-- start of Given entries --

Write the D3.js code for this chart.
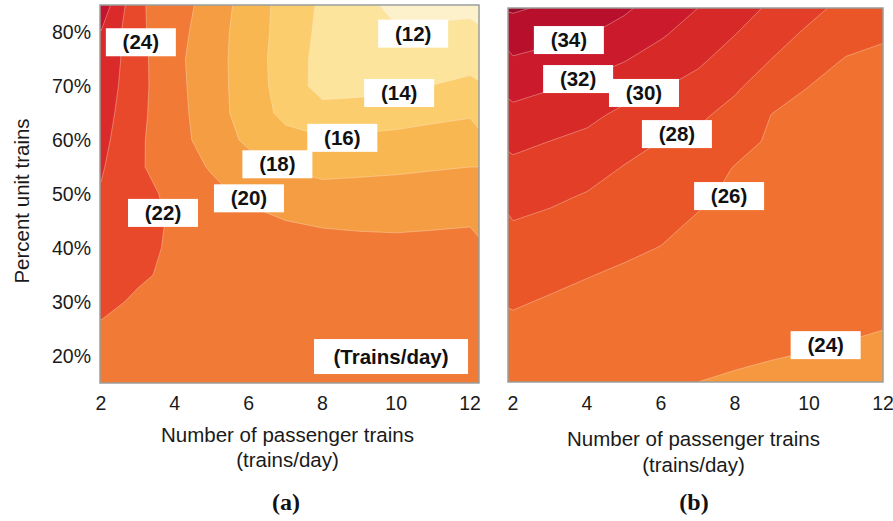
<!DOCTYPE html>
<html>
<head>
<meta charset="utf-8">
<script src="https://cdn.jsdelivr.net/npm/d3@7"></script>
<style>
  body { margin: 0; background: #fff; }
  svg { display: block; font-family: "Liberation Sans", Arial, sans-serif; }
</style>
</head>
<body>
<svg id="chart" width="893" height="521"></svg>
<script>
// Sample positions of the surfaces: passenger trains per day (columns) and
// percent unit trains (rows, top row first).
const trainsPerDay = [2, 3, 4, 5, 6, 7, 8, 9, 10, 11, 12];
const pctUnitTrains = [85, 80, 75, 70, 65, 60, 55, 50, 45, 40, 35, 30, 25, 20, 15];
const xTickValues = [2, 4, 6, 8, 10, 12];
const yTickValues = [20, 30, 40, 50, 60, 70, 80];

// (a) trains/day surface
const surfaceA = [
  [27.3, 22.3, 20.9, 19.19, 17.09, 15.28, 13.67, 12.46, 11.6, 11.65, 11.75],
  [25.95, 22.4, 20.72, 18.89, 17.03, 15.21, 13.52, 12.23, 12.15, 12.2, 12.25],
  [25.6, 22.61, 20.5, 18.76, 17.04, 15.0, 13.4, 12.6, 12.54, 12.77, 13.11],
  [25.25, 22.6, 20.59, 18.8, 17.05, 15.11, 13.3, 13.4, 13.58, 14.05, 14.56],
  [24.9, 22.48, 20.68, 18.89, 17.07, 15.5, 14.68, 14.82, 15.09, 15.51, 15.78],
  [24.56, 22.32, 20.73, 19.14, 17.6, 16.63, 16.22, 16.4, 16.57, 16.74, 16.9],
  [24.2, 22.25, 20.97, 19.82, 18.83, 17.9, 17.46, 17.6, 17.72, 17.87, 18.0],
  [23.84, 22.63, 21.52, 20.51, 19.56, 18.95, 18.62, 18.65, 18.69, 18.79, 18.9],
  [23.45, 22.57, 21.79, 21.2, 20.6, 20.02, 19.71, 19.63, 19.6, 19.7, 19.8],
  [23.05, 22.44, 21.75, 21.5, 21.3, 21.0, 20.83, 20.6, 20.51, 20.58, 20.71],
  [22.66, 22.14, 21.8, 21.6, 21.4, 21.3, 21.2, 21.1, 21.0, 21.0, 21.1],
  [22.26, 21.85, 21.7, 21.6, 21.5, 21.4, 21.3, 21.3, 21.2, 21.2, 21.2],
  [21.87, 21.8, 21.65, 21.55, 21.45, 21.4, 21.35, 21.3, 21.25, 21.2, 21.2],
  [21.7, 21.7, 21.6, 21.5, 21.45, 21.4, 21.35, 21.3, 21.25, 21.2, 21.2],
  [21.6, 21.6, 21.55, 21.5, 21.45, 21.4, 21.35, 21.3, 21.25, 21.2, 21.2]
];
const levelsA = [12, 14, 16, 18, 20, 22, 24, 26];

// (b) surface
const surfaceB = [
  [36.25, 35.72, 35.34, 34.33, 33.09, 32.0, 30.88, 29.67, 28.56, 27.45, 26.92],
  [34.99, 34.52, 34.09, 33.19, 32.19, 31.13, 30.01, 28.79, 27.63, 26.64, 26.12],
  [33.74, 33.29, 32.76, 32.03, 31.14, 30.26, 29.14, 27.9, 26.71, 25.85, 25.75],
  [32.58, 32.09, 31.51, 30.72, 30.07, 29.34, 28.24, 26.87, 25.95, 25.77, 25.69],
  [31.48, 31.02, 30.46, 29.58, 29.01, 28.36, 27.35, 25.96, 25.75, 25.59, 25.5],
  [30.45, 29.98, 29.52, 28.68, 27.97, 27.54, 26.6, 25.75, 25.56, 25.4, 25.32],
  [29.54, 29.16, 28.68, 27.9, 27.44, 26.89, 25.91, 25.52, 25.36, 25.21, 25.13],
  [28.75, 28.35, 27.9, 27.36, 26.92, 26.31, 25.66, 25.32, 25.16, 25.03, 24.94],
  [27.97, 27.64, 27.28, 26.82, 26.42, 25.83, 25.4, 25.11, 24.96, 24.84, 24.76],
  [27.37, 27.03, 26.67, 26.27, 25.95, 25.52, 25.15, 24.89, 24.76, 24.65, 24.57],
  [26.77, 26.42, 26.06, 25.77, 25.55, 25.22, 24.9, 24.68, 24.56, 24.46, 24.38],
  [26.18, 25.84, 25.57, 25.38, 25.21, 24.92, 24.64, 24.47, 24.37, 24.28, 24.19],
  [25.6, 25.38, 25.21, 24.99, 24.86, 24.62, 24.39, 24.25, 24.17, 24.09, 24.01],
  [25.09, 24.99, 24.87, 24.68, 24.52, 24.31, 24.14, 24.04, 23.97, 23.9, 23.83],
  [24.69, 24.59, 24.48, 24.33, 24.17, 24.0, 23.89, 23.82, 23.77, 23.71, 23.64]
];
const levelsB = [24, 26, 28, 30, 32, 34, 36];

// Band fills, lowest band first
const coloursA = ["#fdf1cc", "#fce49c", "#fbcd6c", "#f9b752", "#f59d42", "#f07a36",
                  "#e9492b", "#da2b2a", "#c4142e"];
const coloursB = ["#f6983f", "#f17230", "#eb5629", "#e23e28", "#d72a28", "#ca1a2b",
                  "#b80f2d", "#9c0a2b"];

const svg = d3.select("#chart");

const panels = [
  {
    key: "a",
    frame: { x0: 100, x1: 479, y0: 5, y1: 383 },
    x: d3.scaleLinear([2, 12], [101, 470]),
    y: d3.scaleLinear([15, 85], [383, 5]),
    surface: surfaceA, levels: levelsA, colours: coloursA,
    // label anchors in chart units (trains/day, % unit trains)
    labels: [
      { text: "(24)", at: [3.08, 78.1] },
      { text: "(12)", at: [10.46, 79.7] },
      { text: "(14)", at: [10.08, 68.7] },
      { text: "(16)", at: [8.54, 60.4] },
      { text: "(18)", at: [6.78, 55.5] },
      { text: "(20)", at: [6.01, 49.2] },
      { text: "(22)", at: [3.68, 46.5] },
      { text: "(Trains/day)", at: [9.86, 19.9], wide: true }
    ],
    showY: true,
    titleY: [442, 467],
    tag: "(a)", tagX: 286
  },
  {
    key: "b",
    frame: { x0: 508, x1: 883, y0: 8, y1: 382 },
    x: d3.scaleLinear([2, 12], [513, 883]),
    y: d3.scaleLinear([15, 85], [382, 8]),
    surface: surfaceB, levels: levelsB, colours: coloursB,
    labels: [
      { text: "(34)", at: [3.51, 79.0] },
      { text: "(32)", at: [3.76, 71.7] },
      { text: "(30)", at: [5.54, 69.1] },
      { text: "(28)", at: [6.43, 61.4] },
      { text: "(26)", at: [7.84, 49.8] },
      { text: "(24)", at: [10.45, 21.9] }
    ],
    showY: false,
    titleY: [446, 472],
    tag: "(b)", tagX: 694
  }
];

const defs = svg.append("defs");

panels.forEach(p => {
  const { frame, x, y } = p;
  const n = trainsPerDay.length, m = pctUnitTrains.length;
  const dx = trainsPerDay[1] - trainsPerDay[0];
  const dy = pctUnitTrains[0] - pctUnitTrains[1];

  // grid coordinates from d3.contours -> chart units -> pixels
  const toScreen = d3.geoTransform({
    point(c, r) {
      this.stream.point(
        x(trainsPerDay[0] + (c - 0.5) * dx),
        y(pctUnitTrains[0] - (r - 0.5) * dy)
      );
    }
  });
  const path = d3.geoPath(toScreen);

  const bands = d3.contours()
    .size([n, m])
    .thresholds(p.levels)(p.surface.flat());

  defs.append("clipPath").attr("id", "clip-" + p.key)
    .append("rect")
    .attr("x", frame.x0).attr("y", frame.y0)
    .attr("width", frame.x1 - frame.x0).attr("height", frame.y1 - frame.y0);

  const g = svg.append("g").attr("clip-path", `url(#clip-${p.key})`);
  g.append("rect")
    .attr("x", frame.x0).attr("y", frame.y0)
    .attr("width", frame.x1 - frame.x0).attr("height", frame.y1 - frame.y0)
    .attr("fill", p.colours[0]);

  g.selectAll("path.band")
    .data(bands)
    .join("path")
    .attr("class", "band")
    .attr("d", path)
    .attr("fill", (d, i) => p.colours[i + 1])
    .attr("stroke", "rgba(255,235,215,0.45)")
    .attr("stroke-width", 0.8);

  // frame
  svg.append("rect")
    .attr("x", frame.x0).attr("y", frame.y0)
    .attr("width", frame.x1 - frame.x0).attr("height", frame.y1 - frame.y0)
    .attr("fill", "none")
    .attr("stroke", "#9a9e9c")
    .attr("stroke-width", 1.5);

  // value labels
  const lab = svg.append("g");
  p.labels.forEach(l => {
    const cx = x(l.at[0]), cy = y(l.at[1]);
    const w = l.wide ? 154 : 70, h = l.wide ? 35 : 28;
    lab.append("rect")
      .attr("x", cx - w / 2).attr("y", cy - h / 2)
      .attr("width", w).attr("height", h)
      .attr("fill", "#fff");
    lab.append("text")
      .attr("x", cx).attr("y", cy + 7)
      .attr("text-anchor", "middle")
      .attr("font-weight", "bold")
      .attr("font-size", 20.5)
      .attr("fill", "#111")
      .text(l.text);
  });

  // x tick labels
  svg.append("g").selectAll("text")
    .data(xTickValues)
    .join("text")
    .attr("x", d => x(d))
    .attr("y", 410)
    .attr("text-anchor", "middle")
    .attr("font-size", 19.5)
    .attr("fill", "#1a1a1a")
    .text(d => d);

  // x title
  const cxTitle = (frame.x0 + frame.x1) / 2 - 2;
  svg.append("text")
    .attr("x", cxTitle).attr("y", p.titleY[0])
    .attr("text-anchor", "middle")
    .attr("font-size", 20.5)
    .attr("fill", "#1a1a1a")
    .text("Number of passenger trains");
  svg.append("text")
    .attr("x", cxTitle).attr("y", p.titleY[1])
    .attr("text-anchor", "middle")
    .attr("font-size", 20.5)
    .attr("fill", "#1a1a1a")
    .text("(trains/day)");

  // panel tag
  svg.append("text")
    .attr("x", p.tagX).attr("y", 510)
    .attr("text-anchor", "middle")
    .attr("font-family", "'Liberation Serif', 'Times New Roman', serif")
    .attr("font-weight", "bold")
    .attr("font-size", 24)
    .attr("fill", "#111")
    .text(p.tag);

  if (p.showY) {
    svg.append("g").selectAll("text")
      .data(yTickValues)
      .join("text")
      .attr("x", 91)
      .attr("y", d => y(d) + 7)
      .attr("text-anchor", "end")
      .attr("font-size", 19.5)
      .attr("fill", "#1a1a1a")
      .text(d => d + "%");
    svg.append("text")
      .attr("transform", `translate(29,${(frame.y0 + frame.y1) / 2 + 7}) rotate(-90)`)
      .attr("text-anchor", "middle")
      .attr("font-size", 20.5)
      .attr("fill", "#1a1a1a")
      .text("Percent unit trains");
  }
});
</script>
</body>
</html>
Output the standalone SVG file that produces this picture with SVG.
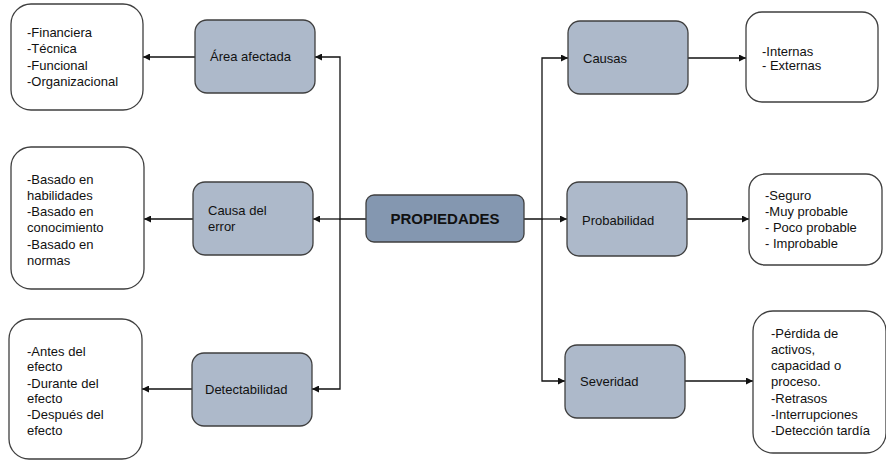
<svg xmlns="http://www.w3.org/2000/svg" width="886" height="461" viewBox="0 0 886 461">
<defs>
<style>
.w{fill:#ffffff;stroke:#3f3f3f;stroke-width:1.3}
.n{fill:#adb9ca;stroke:#3f3f3f;stroke-width:1.3}
.c{fill:#8497b0;stroke:#3f3f3f;stroke-width:1.3}
text{font-family:"Liberation Sans",Arial,sans-serif;font-size:13px;fill:#111111}
.t{font-weight:bold;font-size:15px}
.l{fill:none;stroke:#111111;stroke-width:1.3}
</style>
<marker id="ah" viewBox="0 0 10 10" refX="10" refY="5" markerWidth="7" markerHeight="7" orient="auto" markerUnits="userSpaceOnUse">
<path d="M0,0 L10,5 L0,10 z" fill="#111111"/>
</marker>
</defs>
<rect width="886" height="461" fill="#ffffff"/>
<g id="connectors">
<path class="l" d="M366,219 H340 V57 H315" marker-end="url(#ah)"/>
<path class="l" d="M340,219 H313" marker-end="url(#ah)"/>
<path class="l" d="M340,219 V389 H312" marker-end="url(#ah)"/>
<path class="l" d="M195,57 H143" marker-end="url(#ah)"/>
<path class="l" d="M193,219 H144" marker-end="url(#ah)"/>
<path class="l" d="M192,389 H142" marker-end="url(#ah)"/>
<path class="l" d="M524,219 H542 V58 H568" marker-end="url(#ah)"/>
<path class="l" d="M542,219 H567" marker-end="url(#ah)"/>
<path class="l" d="M542,219 V381 H565" marker-end="url(#ah)"/>
<path class="l" d="M688,58 H746" marker-end="url(#ah)"/>
<path class="l" d="M687,219 H749" marker-end="url(#ah)"/>
<path class="l" d="M685,381 H753" marker-end="url(#ah)"/>
</g>
<g id="propiedades">
<rect class="c" x="366" y="195" width="158" height="47" rx="8"/>
<text class="t" x="445" y="224" text-anchor="middle">PROPIEDADES</text>
</g>
<g id="area">
<rect class="n" x="195" y="20" width="120" height="73" rx="12"/>
<text x="210" y="61">Área afectada</text>
</g>
<g id="area-list">
<rect class="w" x="11" y="4" width="132" height="106" rx="20"/>
<text x="27" y="37">-Financiera</text>
<text x="27" y="53">-Técnica</text>
<text x="27" y="70">-Funcional</text>
<text x="27" y="86">-Organizacional</text>
</g>
<g id="causa-error">
<rect class="n" x="193" y="182" width="120" height="73" rx="12"/>
<text x="208" y="215">Causa del</text>
<text x="208" y="231">error</text>
</g>
<g id="causa-error-list">
<rect class="w" x="11" y="147" width="133" height="142" rx="20"/>
<text x="27" y="184">-Basado en</text>
<text x="27" y="200">habilidades</text>
<text x="27" y="216">-Basado en</text>
<text x="27" y="232">conocimiento</text>
<text x="27" y="249">-Basado en</text>
<text x="27" y="265">normas</text>
</g>
<g id="detectabilidad">
<rect class="n" x="192" y="353" width="120" height="73" rx="12"/>
<text x="205" y="394">Detectabilidad</text>
</g>
<g id="detectabilidad-list">
<rect class="w" x="9" y="319" width="133" height="140" rx="20"/>
<text x="27" y="356">-Antes del</text>
<text x="27" y="371">efecto</text>
<text x="27" y="388">-Durante del</text>
<text x="27" y="403">efecto</text>
<text x="27" y="419">-Después del</text>
<text x="27" y="435">efecto</text>
</g>
<g id="causas">
<rect class="n" x="568" y="21" width="120" height="73" rx="12"/>
<text x="583" y="63">Causas</text>
</g>
<g id="causas-list">
<rect class="w" x="746" y="12" width="132" height="90" rx="16"/>
<text x="762" y="56">-Internas</text>
<text x="762" y="70">- Externas</text>
</g>
<g id="probabilidad">
<rect class="n" x="567" y="182" width="120" height="74" rx="12"/>
<text x="582" y="225">Probabilidad</text>
</g>
<g id="probabilidad-list">
<rect class="w" x="749" y="174" width="133" height="91" rx="16"/>
<text x="765" y="200">-Seguro</text>
<text x="765" y="216">-Muy probable</text>
<text x="765" y="232">- Poco probable</text>
<text x="765" y="248">- Improbable</text>
</g>
<g id="severidad">
<rect class="n" x="565" y="345" width="120" height="73" rx="12"/>
<text x="580" y="386">Severidad</text>
</g>
<g id="severidad-list">
<rect class="w" x="753" y="311" width="133" height="142" rx="20"/>
<text x="771" y="338">-Pérdida de</text>
<text x="771" y="354">activos,</text>
<text x="771" y="370">capacidad o</text>
<text x="771" y="386">proceso.</text>
<text x="771" y="403">-Retrasos</text>
<text x="771" y="419">-Interrupciones</text>
<text x="771" y="435">-Detección tardía</text>
</g>
</svg>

-- end of Given entries --

## Aim of the task
Take every line that includes the string "this" and copy it.

## Worked solution
Write the D3.js code for this chart.
      this.stream.point(
Output the standalone SVG file that produces this picture with SVG.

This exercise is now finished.